I will procrastinate until it’s dire straights and then fling myself into the mall hoping to find just one top that I like.
I know what I want, but no one seems to be selling it.
I decided to focus and get educated about clothes shopping because I was having anxiety attacks in the parking lot from the pressure to perform.
First I read all the books on fashion “rules”.
I studied color wheels and skin charts and body types. I read articles on the internet and browsed websites that would give you a personal analysis, clothing suggestions, accessory ideas, and even send you individually selected clothing right to your front door.
I stared down glossy magazines full of angry models.
“Why can’t the fashion industry make up their minds?” they say.
I can’t blame them.
Based on how few actual clothes they have on, I imagine they are having just as much trouble as I am shopping for jeans that fit.
My next step was to hit the mall.
I began by sitting at the coffee shop and drinking some optimism. I watched other ladies walk by wearing nice outfits and had yet again, that life-defining thought: “I could do that.”
Why? Why do I do that to myself?
But I snatched up my efficient utilitarian (“classic”) purse and began touring the window displays.
All of the latest trends were there. The mannequins had no curves and their bored expressions seemed to say, “Here today, gone tomorrow. You should’ve seen us in the 90s.”
I found a store that represented my “style”. A cross between country bumpkin and ‘date night on the bayou’. Sort of ‘mommy with an attitude’ with a touch of ‘I meant to do that’.
I forgot everything I learned about colors and fit and snatched up armloads of tops and pants in three sizes at once.
All I could think of was navigating the dressing room.
If you can only take five items into the room at a time but you need to try on a dozen, you have to hold an exchange of hostages with an employee waiting in the hall.
That’s if you plan ahead.
Otherwise, you must completely redress in your own clothes to run back out to the racks and find another size while hoping your room is still available. Do it enough times, and your hair ends up looking like you went through a cyclone, your top gets pulled on inside out and so much clothing is migrating under the stall door from the lady next to you that you are tossing refugees out like hot potatoes.
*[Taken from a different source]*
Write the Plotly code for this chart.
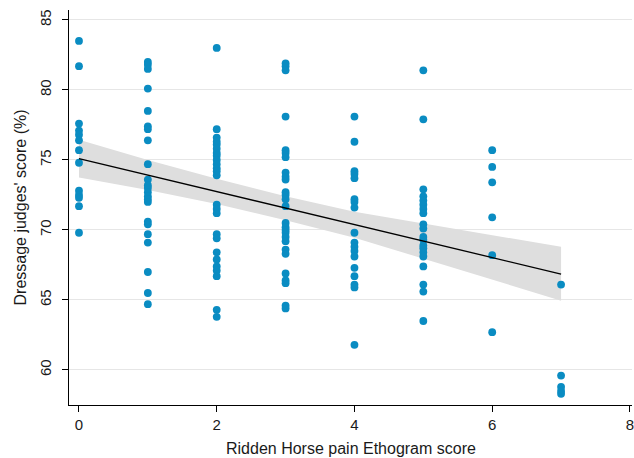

The employee will frown at you if you enter the dressing room with twelve items and come out with five.
It’s a whole different look if you enter the dressing room with five items and come out holding twelve.
My foray into the store ended like it always does: I kissed a great many frogs. None of them turned into princes. Looked great on the hanger. But I had to toss them back into the swamp.
The next step was logical. It was necessary. It may have been illegal.
But it was all in the name of retaining my “Girl Card”.